Dataset content:
◇ ◇ ◇ ◇ ◇
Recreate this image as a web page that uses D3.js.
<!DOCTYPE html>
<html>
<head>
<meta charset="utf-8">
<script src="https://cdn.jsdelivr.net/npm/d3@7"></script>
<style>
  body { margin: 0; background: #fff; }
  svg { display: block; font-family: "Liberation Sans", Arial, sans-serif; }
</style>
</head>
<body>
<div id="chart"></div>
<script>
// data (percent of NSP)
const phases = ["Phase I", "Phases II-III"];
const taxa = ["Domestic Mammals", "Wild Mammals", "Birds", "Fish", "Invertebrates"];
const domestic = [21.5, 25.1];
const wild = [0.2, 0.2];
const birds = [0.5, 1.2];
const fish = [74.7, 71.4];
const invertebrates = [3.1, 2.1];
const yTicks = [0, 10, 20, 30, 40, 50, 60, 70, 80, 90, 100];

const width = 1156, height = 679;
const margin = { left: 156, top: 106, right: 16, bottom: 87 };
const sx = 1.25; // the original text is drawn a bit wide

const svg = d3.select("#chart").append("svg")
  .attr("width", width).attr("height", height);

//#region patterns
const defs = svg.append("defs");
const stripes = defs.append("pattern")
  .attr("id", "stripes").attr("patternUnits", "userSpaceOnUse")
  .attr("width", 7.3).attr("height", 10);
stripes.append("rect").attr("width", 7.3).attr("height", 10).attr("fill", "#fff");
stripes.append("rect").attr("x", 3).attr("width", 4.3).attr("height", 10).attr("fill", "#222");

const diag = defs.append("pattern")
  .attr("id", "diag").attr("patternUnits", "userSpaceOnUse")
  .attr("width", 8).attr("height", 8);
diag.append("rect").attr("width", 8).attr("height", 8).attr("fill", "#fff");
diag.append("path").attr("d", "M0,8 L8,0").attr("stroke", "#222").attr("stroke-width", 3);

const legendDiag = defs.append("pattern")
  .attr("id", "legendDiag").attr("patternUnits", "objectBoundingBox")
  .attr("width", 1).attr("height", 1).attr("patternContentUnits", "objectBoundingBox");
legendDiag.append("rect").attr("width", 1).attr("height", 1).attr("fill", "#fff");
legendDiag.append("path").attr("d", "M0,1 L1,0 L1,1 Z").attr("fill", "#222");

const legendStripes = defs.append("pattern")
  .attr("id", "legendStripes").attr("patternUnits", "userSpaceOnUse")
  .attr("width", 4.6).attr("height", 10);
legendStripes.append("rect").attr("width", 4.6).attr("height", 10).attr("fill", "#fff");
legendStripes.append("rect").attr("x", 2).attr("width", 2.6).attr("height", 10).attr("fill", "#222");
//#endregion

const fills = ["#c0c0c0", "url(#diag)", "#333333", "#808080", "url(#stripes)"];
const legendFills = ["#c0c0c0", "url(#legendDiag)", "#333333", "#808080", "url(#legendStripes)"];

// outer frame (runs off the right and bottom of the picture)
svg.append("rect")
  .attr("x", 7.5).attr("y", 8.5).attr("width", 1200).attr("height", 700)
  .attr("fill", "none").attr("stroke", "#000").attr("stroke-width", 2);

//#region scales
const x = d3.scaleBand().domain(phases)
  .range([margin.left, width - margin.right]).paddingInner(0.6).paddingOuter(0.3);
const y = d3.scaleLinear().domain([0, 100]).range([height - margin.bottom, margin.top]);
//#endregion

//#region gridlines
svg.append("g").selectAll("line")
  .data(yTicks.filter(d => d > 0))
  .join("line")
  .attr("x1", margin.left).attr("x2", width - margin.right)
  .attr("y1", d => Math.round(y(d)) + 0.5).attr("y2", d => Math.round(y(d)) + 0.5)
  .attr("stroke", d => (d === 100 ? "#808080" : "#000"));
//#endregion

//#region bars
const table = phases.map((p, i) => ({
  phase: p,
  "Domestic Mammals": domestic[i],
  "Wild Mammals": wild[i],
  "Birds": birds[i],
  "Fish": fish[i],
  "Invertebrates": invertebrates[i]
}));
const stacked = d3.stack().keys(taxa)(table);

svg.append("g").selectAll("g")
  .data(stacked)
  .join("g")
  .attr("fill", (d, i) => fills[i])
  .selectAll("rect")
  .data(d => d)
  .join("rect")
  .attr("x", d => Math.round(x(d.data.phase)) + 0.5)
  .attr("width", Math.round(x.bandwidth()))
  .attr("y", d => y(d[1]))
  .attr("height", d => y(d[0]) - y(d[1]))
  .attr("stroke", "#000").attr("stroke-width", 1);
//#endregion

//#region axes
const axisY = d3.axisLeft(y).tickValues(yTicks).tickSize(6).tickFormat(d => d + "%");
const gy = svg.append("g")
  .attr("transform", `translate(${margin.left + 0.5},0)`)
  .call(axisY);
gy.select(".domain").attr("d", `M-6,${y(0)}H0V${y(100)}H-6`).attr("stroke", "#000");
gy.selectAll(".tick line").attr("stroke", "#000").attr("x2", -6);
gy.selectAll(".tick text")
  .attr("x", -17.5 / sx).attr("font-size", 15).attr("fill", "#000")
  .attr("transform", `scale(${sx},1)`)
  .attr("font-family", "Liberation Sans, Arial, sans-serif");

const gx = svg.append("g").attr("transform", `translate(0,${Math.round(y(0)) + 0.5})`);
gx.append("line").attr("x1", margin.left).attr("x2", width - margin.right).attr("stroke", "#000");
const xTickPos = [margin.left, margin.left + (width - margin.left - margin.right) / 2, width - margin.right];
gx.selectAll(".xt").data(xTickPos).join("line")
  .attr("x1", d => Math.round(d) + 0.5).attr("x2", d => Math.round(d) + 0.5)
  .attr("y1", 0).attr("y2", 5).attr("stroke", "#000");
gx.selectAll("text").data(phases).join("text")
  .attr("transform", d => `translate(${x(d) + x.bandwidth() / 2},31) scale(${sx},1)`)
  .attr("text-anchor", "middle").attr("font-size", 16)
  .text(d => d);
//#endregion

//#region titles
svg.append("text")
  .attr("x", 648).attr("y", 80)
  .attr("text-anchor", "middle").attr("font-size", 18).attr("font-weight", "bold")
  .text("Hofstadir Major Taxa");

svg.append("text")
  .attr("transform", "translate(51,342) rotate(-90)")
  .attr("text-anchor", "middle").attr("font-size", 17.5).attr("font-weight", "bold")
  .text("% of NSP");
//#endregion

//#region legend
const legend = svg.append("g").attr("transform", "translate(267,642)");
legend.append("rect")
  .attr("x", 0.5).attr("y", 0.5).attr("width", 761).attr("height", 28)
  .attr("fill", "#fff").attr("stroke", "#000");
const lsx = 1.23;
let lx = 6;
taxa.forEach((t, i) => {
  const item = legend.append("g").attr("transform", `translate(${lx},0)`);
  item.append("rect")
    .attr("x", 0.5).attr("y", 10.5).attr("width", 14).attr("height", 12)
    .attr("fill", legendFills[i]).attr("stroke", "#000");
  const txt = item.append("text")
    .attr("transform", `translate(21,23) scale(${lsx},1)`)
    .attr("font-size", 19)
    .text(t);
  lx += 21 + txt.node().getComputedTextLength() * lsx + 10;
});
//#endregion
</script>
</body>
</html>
◇ ◇ ◇ ◇ ◇
Retype the data in full and match it exactly.

Result of this exercise:
Recreate this image as a web page that uses D3.js.
<!DOCTYPE html>
<html>
<head>
<meta charset="utf-8">
<script src="https://cdn.jsdelivr.net/npm/d3@7"></script>
<style>
  body { margin: 0; background: #fff; }
  svg { display: block; font-family: "Liberation Sans", Arial, sans-serif; }
</style>
</head>
<body>
<div id="chart"></div>
<script>
// data (percent of NSP)
const phases = ["Phase I", "Phases II-III"];
const taxa = ["Domestic Mammals", "Wild Mammals", "Birds", "Fish", "Invertebrates"];
const domestic = [21.5, 25.1];
const wild = [0.2, 0.2];
const birds = [0.5, 1.2];
const fish = [74.7, 71.4];
const invertebrates = [3.1, 2.1];
const yTicks = [0, 10, 20, 30, 40, 50, 60, 70, 80, 90, 100];

const width = 1156, height = 679;
const margin = { left: 156, top: 106, right: 16, bottom: 87 };
const sx = 1.25; // the original text is drawn a bit wide

const svg = d3.select("#chart").append("svg")
  .attr("width", width).attr("height", height);

//#region patterns
const defs = svg.append("defs");
const stripes = defs.append("pattern")
  .attr("id", "stripes").attr("patternUnits", "userSpaceOnUse")
  .attr("width", 7.3).attr("height", 10);
stripes.append("rect").attr("width", 7.3).attr("height", 10).attr("fill", "#fff");
stripes.append("rect").attr("x", 3).attr("width", 4.3).attr("height", 10).attr("fill", "#222");

const diag = defs.append("pattern")
  .attr("id", "diag").attr("patternUnits", "userSpaceOnUse")
  .attr("width", 8).attr("height", 8);
diag.append("rect").attr("width", 8).attr("height", 8).attr("fill", "#fff");
diag.append("path").attr("d", "M0,8 L8,0").attr("stroke", "#222").attr("stroke-width", 3);

const legendDiag = defs.append("pattern")
  .attr("id", "legendDiag").attr("patternUnits", "objectBoundingBox")
  .attr("width", 1).attr("height", 1).attr("patternContentUnits", "objectBoundingBox");
legendDiag.append("rect").attr("width", 1).attr("height", 1).attr("fill", "#fff");
legendDiag.append("path").attr("d", "M0,1 L1,0 L1,1 Z").attr("fill", "#222");

const legendStripes = defs.append("pattern")
  .attr("id", "legendStripes").attr("patternUnits", "userSpaceOnUse")
  .attr("width", 4.6).attr("height", 10);
legendStripes.append("rect").attr("width", 4.6).attr("height", 10).attr("fill", "#fff");
legendStripes.append("rect").attr("x", 2).attr("width", 2.6).attr("height", 10).attr("fill", "#222");
//#endregion

const fills = ["#c0c0c0", "url(#diag)", "#333333", "#808080", "url(#stripes)"];
const legendFills = ["#c0c0c0", "url(#legendDiag)", "#333333", "#808080", "url(#legendStripes)"];

// outer frame (runs off the right and bottom of the picture)
svg.append("rect")
  .attr("x", 7.5).attr("y", 8.5).attr("width", 1200).attr("height", 700)
  .attr("fill", "none").attr("stroke", "#000").attr("stroke-width", 2);

//#region scales
const x = d3.scaleBand().domain(phases)
  .range([margin.left, width - margin.right]).paddingInner(0.6).paddingOuter(0.3);
const y = d3.scaleLinear().domain([0, 100]).range([height - margin.bottom, margin.top]);
//#endregion

//#region gridlines
svg.append("g").selectAll("line")
  .data(yTicks.filter(d => d > 0))
  .join("line")
  .attr("x1", margin.left).attr("x2", width - margin.right)
  .attr("y1", d => Math.round(y(d)) + 0.5).attr("y2", d => Math.round(y(d)) + 0.5)
  .attr("stroke", d => (d === 100 ? "#808080" : "#000"));
//#endregion

//#region bars
const table = phases.map((p, i) => ({
  phase: p,
  "Domestic Mammals": domestic[i],
  "Wild Mammals": wild[i],
  "Birds": birds[i],
  "Fish": fish[i],
  "Invertebrates": invertebrates[i]
}));
const stacked = d3.stack().keys(taxa)(table);

svg.append("g").selectAll("g")
  .data(stacked)
  .join("g")
  .attr("fill", (d, i) => fills[i])
  .selectAll("rect")
  .data(d => d)
  .join("rect")
  .attr("x", d => Math.round(x(d.data.phase)) + 0.5)
  .attr("width", Math.round(x.bandwidth()))
  .attr("y", d => y(d[1]))
  .attr("height", d => y(d[0]) - y(d[1]))
  .attr("stroke", "#000").attr("stroke-width", 1);
//#endregion

//#region axes
const axisY = d3.axisLeft(y).tickValues(yTicks).tickSize(6).tickFormat(d => d + "%");
const gy = svg.append("g")
  .attr("transform", `translate(${margin.left + 0.5},0)`)
  .call(axisY);
gy.select(".domain").attr("d", `M-6,${y(0)}H0V${y(100)}H-6`).attr("stroke", "#000");
gy.selectAll(".tick line").attr("stroke", "#000").attr("x2", -6);
gy.selectAll(".tick text")
  .attr("x", -17.5 / sx).attr("font-size", 15).attr("fill", "#000")
  .attr("transform", `scale(${sx},1)`)
  .attr("font-family", "Liberation Sans, Arial, sans-serif");

const gx = svg.append("g").attr("transform", `translate(0,${Math.round(y(0)) + 0.5})`);
gx.append("line").attr("x1", margin.left).attr("x2", width - margin.right).attr("stroke", "#000");
const xTickPos = [margin.left, margin.left + (width - margin.left - margin.right) / 2, width - margin.right];
gx.selectAll(".xt").data(xTickPos).join("line")
  .attr("x1", d => Math.round(d) + 0.5).attr("x2", d => Math.round(d) + 0.5)
  .attr("y1", 0).attr("y2", 5).attr("stroke", "#000");
gx.selectAll("text").data(phases).join("text")
  .attr("transform", d => `translate(${x(d) + x.bandwidth() / 2},31) scale(${sx},1)`)
  .attr("text-anchor", "middle").attr("font-size", 16)
  .text(d => d);
//#endregion

//#region titles
svg.append("text")
  .attr("x", 648).attr("y", 80)
  .attr("text-anchor", "middle").attr("font-size", 18).attr("font-weight", "bold")
  .text("Hofstadir Major Taxa");

svg.append("text")
  .attr("transform", "translate(51,342) rotate(-90)")
  .attr("text-anchor", "middle").attr("font-size", 17.5).attr("font-weight", "bold")
  .text("% of NSP");
//#endregion

//#region legend
const legend = svg.append("g").attr("transform", "translate(267,642)");
legend.append("rect")
  .attr("x", 0.5).attr("y", 0.5).attr("width", 761).attr("height", 28)
  .attr("fill", "#fff").attr("stroke", "#000");
const lsx = 1.23;
let lx = 6;
taxa.forEach((t, i) => {
  const item = legend.append("g").attr("transform", `translate(${lx},0)`);
  item.append("rect")
    .attr("x", 0.5).attr("y", 10.5).attr("width", 14).attr("height", 12)
    .attr("fill", legendFills[i]).attr("stroke", "#000");
  const txt = item.append("text")
    .attr("transform", `translate(21,23) scale(${lsx},1)`)
    .attr("font-size", 19)
    .text(t);
  lx += 21 + txt.node().getComputedTextLength() * lsx + 10;
});
//#endregion
</script>
</body>
</html>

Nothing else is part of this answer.